**What the task asks:** The entries below contain a line with "Write the Altair code for this chart." and a line with "size_scale = alt.Scale(domain=series, range=sizes)". Retype exactly everything from the first down to the second, both included, and nothing else.

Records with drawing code
______

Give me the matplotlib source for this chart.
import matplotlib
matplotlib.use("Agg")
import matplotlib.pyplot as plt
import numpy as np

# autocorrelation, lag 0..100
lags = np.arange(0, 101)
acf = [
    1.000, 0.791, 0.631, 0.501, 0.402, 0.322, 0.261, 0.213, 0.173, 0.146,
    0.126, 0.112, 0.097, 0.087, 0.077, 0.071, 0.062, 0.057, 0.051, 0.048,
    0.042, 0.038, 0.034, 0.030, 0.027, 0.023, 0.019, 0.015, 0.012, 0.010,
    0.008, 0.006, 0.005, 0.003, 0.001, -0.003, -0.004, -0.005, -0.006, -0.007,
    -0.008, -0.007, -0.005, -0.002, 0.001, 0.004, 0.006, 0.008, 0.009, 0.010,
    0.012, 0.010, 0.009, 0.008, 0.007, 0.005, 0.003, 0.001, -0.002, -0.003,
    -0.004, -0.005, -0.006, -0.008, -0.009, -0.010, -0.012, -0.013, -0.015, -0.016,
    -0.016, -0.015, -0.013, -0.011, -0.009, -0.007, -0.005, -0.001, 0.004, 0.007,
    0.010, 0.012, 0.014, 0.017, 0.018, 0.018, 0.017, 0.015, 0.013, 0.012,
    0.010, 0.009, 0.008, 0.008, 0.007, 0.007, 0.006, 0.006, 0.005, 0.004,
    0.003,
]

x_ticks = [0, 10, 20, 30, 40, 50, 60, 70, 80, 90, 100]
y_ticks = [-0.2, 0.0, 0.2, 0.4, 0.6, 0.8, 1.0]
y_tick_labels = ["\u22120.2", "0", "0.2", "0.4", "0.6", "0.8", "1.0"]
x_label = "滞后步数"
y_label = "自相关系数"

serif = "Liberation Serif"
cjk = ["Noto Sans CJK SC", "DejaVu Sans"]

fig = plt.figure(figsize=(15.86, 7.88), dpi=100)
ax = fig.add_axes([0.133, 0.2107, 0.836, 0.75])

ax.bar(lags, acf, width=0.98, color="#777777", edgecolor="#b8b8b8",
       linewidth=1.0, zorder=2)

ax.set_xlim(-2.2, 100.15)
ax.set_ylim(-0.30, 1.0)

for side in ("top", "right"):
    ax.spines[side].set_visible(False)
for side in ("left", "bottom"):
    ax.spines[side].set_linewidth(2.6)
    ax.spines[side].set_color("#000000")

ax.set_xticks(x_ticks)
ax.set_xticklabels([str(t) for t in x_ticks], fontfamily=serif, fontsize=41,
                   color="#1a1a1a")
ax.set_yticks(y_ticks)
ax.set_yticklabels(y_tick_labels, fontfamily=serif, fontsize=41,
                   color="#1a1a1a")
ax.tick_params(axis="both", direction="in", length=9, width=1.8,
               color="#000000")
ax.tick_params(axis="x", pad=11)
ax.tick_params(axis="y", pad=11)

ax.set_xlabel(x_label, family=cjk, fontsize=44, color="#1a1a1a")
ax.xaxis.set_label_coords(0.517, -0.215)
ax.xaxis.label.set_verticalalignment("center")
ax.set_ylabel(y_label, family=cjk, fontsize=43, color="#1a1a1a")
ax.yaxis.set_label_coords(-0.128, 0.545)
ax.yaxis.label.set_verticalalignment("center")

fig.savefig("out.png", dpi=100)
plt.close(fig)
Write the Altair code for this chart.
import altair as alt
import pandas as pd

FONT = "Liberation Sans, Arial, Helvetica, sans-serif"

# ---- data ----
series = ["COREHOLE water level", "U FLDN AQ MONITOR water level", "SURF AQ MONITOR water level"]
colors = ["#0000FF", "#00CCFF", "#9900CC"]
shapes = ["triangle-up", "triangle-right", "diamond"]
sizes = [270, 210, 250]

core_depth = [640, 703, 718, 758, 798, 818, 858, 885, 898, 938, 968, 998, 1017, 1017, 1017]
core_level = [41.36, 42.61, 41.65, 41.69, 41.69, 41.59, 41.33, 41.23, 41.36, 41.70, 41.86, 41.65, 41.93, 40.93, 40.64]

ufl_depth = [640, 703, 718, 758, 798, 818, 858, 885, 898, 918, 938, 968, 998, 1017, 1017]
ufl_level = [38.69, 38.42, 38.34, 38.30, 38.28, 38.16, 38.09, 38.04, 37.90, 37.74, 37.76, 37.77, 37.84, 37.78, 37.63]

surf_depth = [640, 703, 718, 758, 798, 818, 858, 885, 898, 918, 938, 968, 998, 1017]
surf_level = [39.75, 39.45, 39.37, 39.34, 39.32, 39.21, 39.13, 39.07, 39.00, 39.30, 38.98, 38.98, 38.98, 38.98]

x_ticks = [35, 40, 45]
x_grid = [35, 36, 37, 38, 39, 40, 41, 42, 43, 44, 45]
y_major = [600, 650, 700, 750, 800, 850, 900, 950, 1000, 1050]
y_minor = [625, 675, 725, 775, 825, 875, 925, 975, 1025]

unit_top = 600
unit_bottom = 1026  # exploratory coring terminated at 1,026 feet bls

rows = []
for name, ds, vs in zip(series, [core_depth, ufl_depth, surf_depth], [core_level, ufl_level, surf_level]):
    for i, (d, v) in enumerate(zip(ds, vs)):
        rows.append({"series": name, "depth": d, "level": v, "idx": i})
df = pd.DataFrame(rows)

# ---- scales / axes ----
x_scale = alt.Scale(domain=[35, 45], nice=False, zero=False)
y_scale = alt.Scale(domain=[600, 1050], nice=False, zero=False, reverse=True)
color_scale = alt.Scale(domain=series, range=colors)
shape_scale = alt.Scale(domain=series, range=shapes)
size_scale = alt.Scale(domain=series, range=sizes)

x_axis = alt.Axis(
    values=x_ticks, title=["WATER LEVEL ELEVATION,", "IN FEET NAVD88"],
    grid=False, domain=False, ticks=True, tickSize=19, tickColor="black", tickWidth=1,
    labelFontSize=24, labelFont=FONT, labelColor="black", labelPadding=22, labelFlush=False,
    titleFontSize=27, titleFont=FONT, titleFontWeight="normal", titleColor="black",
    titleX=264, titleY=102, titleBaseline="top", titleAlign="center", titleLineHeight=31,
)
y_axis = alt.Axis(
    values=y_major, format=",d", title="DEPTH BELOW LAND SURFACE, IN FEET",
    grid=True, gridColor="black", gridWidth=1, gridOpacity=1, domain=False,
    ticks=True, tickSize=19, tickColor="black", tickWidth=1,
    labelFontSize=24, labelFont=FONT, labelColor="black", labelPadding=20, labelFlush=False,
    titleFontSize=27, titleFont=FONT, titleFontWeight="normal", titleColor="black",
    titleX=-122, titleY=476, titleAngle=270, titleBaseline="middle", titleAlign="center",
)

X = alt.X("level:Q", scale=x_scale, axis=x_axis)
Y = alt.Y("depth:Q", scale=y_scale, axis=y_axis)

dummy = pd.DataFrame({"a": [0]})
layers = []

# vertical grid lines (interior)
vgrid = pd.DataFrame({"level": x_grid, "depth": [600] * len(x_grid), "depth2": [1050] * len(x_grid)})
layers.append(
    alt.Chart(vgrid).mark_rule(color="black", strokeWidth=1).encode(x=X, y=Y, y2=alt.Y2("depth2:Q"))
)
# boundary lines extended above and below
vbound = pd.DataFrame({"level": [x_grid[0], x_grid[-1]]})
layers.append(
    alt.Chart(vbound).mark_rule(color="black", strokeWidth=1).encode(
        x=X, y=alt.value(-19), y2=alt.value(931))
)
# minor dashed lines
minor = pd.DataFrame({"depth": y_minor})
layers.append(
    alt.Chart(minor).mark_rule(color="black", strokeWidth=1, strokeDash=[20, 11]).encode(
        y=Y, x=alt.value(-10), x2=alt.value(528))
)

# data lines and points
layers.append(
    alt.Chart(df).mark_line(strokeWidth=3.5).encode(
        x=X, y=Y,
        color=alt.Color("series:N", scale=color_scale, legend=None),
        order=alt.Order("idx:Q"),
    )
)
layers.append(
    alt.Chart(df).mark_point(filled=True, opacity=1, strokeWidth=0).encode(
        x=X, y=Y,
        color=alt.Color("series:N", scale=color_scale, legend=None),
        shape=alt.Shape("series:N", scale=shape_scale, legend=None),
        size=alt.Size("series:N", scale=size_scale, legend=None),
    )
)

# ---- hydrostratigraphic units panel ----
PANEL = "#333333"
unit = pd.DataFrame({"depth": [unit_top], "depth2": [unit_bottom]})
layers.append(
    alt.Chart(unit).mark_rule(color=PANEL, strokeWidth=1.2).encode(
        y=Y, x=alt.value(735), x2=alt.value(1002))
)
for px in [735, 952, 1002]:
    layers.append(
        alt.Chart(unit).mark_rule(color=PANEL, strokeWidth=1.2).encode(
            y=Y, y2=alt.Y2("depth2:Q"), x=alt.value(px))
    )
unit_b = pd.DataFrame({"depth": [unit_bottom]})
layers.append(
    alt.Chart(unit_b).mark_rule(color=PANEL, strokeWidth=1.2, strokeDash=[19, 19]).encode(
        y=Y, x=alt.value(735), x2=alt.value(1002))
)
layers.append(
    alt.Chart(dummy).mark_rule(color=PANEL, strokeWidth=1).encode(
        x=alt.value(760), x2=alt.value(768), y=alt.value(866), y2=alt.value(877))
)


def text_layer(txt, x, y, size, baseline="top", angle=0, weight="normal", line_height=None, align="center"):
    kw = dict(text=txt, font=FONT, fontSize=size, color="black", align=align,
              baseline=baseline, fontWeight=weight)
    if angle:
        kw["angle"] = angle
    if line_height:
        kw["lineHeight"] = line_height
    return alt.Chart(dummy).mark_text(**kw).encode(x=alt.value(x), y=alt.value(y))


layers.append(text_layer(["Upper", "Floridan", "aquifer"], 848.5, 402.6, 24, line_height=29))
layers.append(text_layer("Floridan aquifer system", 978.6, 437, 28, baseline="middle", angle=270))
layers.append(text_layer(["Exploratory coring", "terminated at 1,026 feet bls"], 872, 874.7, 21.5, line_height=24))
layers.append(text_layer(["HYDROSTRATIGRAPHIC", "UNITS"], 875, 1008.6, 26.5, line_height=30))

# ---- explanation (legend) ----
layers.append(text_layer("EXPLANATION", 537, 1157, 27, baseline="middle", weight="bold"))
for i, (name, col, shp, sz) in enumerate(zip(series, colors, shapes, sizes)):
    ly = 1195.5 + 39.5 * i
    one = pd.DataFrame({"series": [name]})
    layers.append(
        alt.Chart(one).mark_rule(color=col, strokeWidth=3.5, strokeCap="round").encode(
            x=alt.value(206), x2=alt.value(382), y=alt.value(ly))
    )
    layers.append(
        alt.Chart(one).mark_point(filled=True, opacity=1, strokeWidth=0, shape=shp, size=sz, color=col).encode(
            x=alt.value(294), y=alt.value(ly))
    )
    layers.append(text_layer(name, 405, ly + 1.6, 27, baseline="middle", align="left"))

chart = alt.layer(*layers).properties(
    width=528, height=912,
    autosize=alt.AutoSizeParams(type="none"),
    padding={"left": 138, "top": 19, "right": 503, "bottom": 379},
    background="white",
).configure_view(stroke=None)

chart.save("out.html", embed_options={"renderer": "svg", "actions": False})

______

**Response to this task:**
Write the Altair code for this chart.
import altair as alt
import pandas as pd

FONT = "Liberation Sans, Arial, Helvetica, sans-serif"

# ---- data ----
series = ["COREHOLE water level", "U FLDN AQ MONITOR water level", "SURF AQ MONITOR water level"]
colors = ["#0000FF", "#00CCFF", "#9900CC"]
shapes = ["triangle-up", "triangle-right", "diamond"]
sizes = [270, 210, 250]

core_depth = [640, 703, 718, 758, 798, 818, 858, 885, 898, 938, 968, 998, 1017, 1017, 1017]
core_level = [41.36, 42.61, 41.65, 41.69, 41.69, 41.59, 41.33, 41.23, 41.36, 41.70, 41.86, 41.65, 41.93, 40.93, 40.64]

ufl_depth = [640, 703, 718, 758, 798, 818, 858, 885, 898, 918, 938, 968, 998, 1017, 1017]
ufl_level = [38.69, 38.42, 38.34, 38.30, 38.28, 38.16, 38.09, 38.04, 37.90, 37.74, 37.76, 37.77, 37.84, 37.78, 37.63]

surf_depth = [640, 703, 718, 758, 798, 818, 858, 885, 898, 918, 938, 968, 998, 1017]
surf_level = [39.75, 39.45, 39.37, 39.34, 39.32, 39.21, 39.13, 39.07, 39.00, 39.30, 38.98, 38.98, 38.98, 38.98]

x_ticks = [35, 40, 45]
x_grid = [35, 36, 37, 38, 39, 40, 41, 42, 43, 44, 45]
y_major = [600, 650, 700, 750, 800, 850, 900, 950, 1000, 1050]
y_minor = [625, 675, 725, 775, 825, 875, 925, 975, 1025]

unit_top = 600
unit_bottom = 1026  # exploratory coring terminated at 1,026 feet bls

rows = []
for name, ds, vs in zip(series, [core_depth, ufl_depth, surf_depth], [core_level, ufl_level, surf_level]):
    for i, (d, v) in enumerate(zip(ds, vs)):
        rows.append({"series": name, "depth": d, "level": v, "idx": i})
df = pd.DataFrame(rows)

# ---- scales / axes ----
x_scale = alt.Scale(domain=[35, 45], nice=False, zero=False)
y_scale = alt.Scale(domain=[600, 1050], nice=False, zero=False, reverse=True)
color_scale = alt.Scale(domain=series, range=colors)
shape_scale = alt.Scale(domain=series, range=shapes)
size_scale = alt.Scale(domain=series, range=sizes)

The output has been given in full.